SEP launches Fund III with £120m

The Scottish investor has raised £120m for its third venture capital fund, although no final target size has yet been decided.

Glasgow-based venture capital firm Scottish Equity Partners (SEP) has launched its third venture capital fund, having already raised £120 million (€172 million; $214 million) from UK and European institutional investors.
Calum Paterson, managing director of SEP, said in an interview that a decision on the final target size of the vehicle has yet to be made, but that fundraising is expected to be completed “over the next couple of months”. No placement agent was used for the fundraising, added Paterson.

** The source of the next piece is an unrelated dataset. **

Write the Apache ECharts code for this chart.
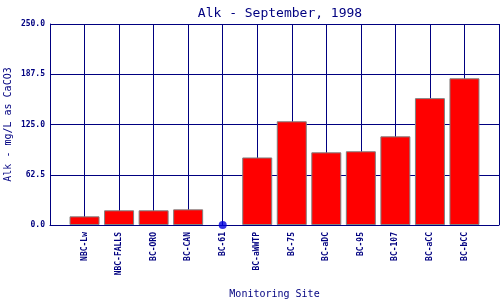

Paterson: fund III target size to be decided in next few months

Paterson said Fund III will be one of the largest UK technology-focused venture capital funds to be raised in the last few years. “It’s not a case of raising as much money as we can,” he added, “but of raising the right amount for the current market.”

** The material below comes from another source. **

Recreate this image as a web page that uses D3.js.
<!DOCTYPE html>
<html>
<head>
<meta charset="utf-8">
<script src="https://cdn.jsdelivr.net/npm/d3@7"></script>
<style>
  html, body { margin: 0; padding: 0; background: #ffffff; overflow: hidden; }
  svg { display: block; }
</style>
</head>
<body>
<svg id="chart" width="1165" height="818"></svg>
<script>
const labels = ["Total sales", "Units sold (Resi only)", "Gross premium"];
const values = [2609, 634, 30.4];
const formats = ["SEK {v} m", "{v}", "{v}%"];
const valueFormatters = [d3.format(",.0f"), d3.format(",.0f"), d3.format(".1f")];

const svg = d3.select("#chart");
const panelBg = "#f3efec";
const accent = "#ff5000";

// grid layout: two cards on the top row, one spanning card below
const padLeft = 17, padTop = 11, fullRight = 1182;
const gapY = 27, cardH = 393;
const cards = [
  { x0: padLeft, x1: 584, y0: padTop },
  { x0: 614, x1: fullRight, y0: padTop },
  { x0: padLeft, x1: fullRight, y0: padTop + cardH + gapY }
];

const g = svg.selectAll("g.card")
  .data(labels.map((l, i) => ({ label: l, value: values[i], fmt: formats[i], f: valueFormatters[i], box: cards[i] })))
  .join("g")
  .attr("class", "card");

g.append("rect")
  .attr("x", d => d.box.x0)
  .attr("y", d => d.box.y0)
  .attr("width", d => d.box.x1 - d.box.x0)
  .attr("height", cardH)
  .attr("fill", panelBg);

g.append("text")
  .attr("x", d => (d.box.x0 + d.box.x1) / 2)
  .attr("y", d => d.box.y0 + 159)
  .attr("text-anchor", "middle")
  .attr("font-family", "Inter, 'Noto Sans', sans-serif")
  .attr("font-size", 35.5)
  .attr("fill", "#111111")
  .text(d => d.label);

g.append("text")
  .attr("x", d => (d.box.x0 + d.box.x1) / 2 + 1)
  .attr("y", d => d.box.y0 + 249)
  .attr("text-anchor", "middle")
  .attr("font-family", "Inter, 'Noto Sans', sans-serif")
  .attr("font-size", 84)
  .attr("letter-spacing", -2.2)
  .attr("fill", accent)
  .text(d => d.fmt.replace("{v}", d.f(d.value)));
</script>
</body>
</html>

Approximately half of allocations to Fund III so far have come from UK institutional investors and the other half from European limited partners. Paterson said the firm has not held talks with investors outside of Europe. He added there was a similar 50:50 split between new and existing investors in SEP funds to the new vehicle.
Fund III’s predecessor closed on £110 million in 2000 and is fully invested in 30 companies, said Paterson. Successful exits from the fund include Bluetooth technology developer Cambridge Silicon Radio, which floated on the London Stock Exchange in March 2004 with a capitalisation of £240 million; semiconductor chip maker Wolfson Microelectronics, which floated at the end of 2003, raising £250 million; and anti-fraud software company Searchspace, which was sold to Warburg Pincus for an undisclosed sum last September.

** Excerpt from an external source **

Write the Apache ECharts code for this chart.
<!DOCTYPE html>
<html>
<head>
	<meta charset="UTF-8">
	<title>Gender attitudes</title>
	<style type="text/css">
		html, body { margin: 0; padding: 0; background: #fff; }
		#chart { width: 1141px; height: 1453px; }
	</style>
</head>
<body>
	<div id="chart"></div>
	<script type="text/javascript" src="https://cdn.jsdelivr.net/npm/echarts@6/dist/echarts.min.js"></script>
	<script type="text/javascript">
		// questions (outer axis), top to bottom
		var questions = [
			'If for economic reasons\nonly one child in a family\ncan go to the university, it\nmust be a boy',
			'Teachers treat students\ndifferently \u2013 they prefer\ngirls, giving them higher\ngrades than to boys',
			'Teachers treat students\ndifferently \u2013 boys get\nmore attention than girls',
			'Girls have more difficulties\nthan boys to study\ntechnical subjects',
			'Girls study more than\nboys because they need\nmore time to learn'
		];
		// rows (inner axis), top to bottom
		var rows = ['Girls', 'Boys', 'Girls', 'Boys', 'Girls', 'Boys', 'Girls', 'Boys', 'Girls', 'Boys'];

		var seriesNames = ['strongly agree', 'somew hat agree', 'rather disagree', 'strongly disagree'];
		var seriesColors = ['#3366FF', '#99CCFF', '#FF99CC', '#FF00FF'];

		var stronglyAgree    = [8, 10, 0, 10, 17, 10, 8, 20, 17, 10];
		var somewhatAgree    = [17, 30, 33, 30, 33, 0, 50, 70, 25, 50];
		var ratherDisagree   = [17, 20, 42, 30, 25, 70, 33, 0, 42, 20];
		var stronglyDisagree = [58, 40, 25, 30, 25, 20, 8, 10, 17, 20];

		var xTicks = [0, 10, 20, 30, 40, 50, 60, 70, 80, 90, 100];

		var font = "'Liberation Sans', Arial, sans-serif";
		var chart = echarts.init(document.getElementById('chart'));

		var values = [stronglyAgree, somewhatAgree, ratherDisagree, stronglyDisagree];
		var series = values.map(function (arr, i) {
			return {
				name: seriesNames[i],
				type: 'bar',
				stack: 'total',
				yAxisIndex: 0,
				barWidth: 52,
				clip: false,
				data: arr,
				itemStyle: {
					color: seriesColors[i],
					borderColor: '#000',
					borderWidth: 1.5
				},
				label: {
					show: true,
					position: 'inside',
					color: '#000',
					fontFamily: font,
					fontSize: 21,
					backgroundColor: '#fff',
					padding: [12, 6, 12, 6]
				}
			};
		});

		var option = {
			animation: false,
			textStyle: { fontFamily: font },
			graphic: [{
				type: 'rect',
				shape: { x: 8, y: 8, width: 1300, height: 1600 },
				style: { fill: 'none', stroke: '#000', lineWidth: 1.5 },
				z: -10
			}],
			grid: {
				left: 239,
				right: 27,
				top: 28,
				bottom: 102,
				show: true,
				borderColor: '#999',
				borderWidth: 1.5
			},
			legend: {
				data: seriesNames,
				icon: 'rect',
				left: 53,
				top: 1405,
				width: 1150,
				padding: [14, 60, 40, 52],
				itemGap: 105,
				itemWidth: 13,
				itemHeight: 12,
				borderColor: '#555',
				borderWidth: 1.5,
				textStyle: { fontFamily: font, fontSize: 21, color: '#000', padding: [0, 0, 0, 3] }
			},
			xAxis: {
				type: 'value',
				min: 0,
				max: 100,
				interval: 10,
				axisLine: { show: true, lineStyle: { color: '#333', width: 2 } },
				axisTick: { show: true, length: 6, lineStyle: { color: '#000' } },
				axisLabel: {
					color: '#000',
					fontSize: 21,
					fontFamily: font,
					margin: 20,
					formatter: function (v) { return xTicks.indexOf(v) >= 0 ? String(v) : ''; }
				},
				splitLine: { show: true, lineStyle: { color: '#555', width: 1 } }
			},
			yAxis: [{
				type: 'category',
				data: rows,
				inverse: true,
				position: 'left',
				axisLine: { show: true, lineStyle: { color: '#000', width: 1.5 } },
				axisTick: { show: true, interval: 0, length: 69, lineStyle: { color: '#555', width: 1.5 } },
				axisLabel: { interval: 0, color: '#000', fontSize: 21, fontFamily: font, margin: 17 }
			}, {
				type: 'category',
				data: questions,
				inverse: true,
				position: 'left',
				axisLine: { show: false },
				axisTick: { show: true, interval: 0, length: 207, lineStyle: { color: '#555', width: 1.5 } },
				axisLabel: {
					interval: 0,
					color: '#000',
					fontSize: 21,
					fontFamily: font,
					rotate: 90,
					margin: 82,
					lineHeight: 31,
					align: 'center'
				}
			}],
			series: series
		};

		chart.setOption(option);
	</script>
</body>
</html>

Fund I, which raised £25 million in 1997, invested in about 35 companies, according to Paterson.
Fund III will follow its predecessor’s strategy of investing between £1 million and £10 million in transactions of up to £30 million. Paterson said the majority of SEP’s deals are co-investments, and the firm led approximately 90 percent of its Fund II transactions.
SEP’s target sectors are information technology, healthcare and energy-related technologies.
Scottish Equity Partners was established in 2000 and has 22 employees, of which 12 are investment professionals, operating out of offices in Glasgow and London.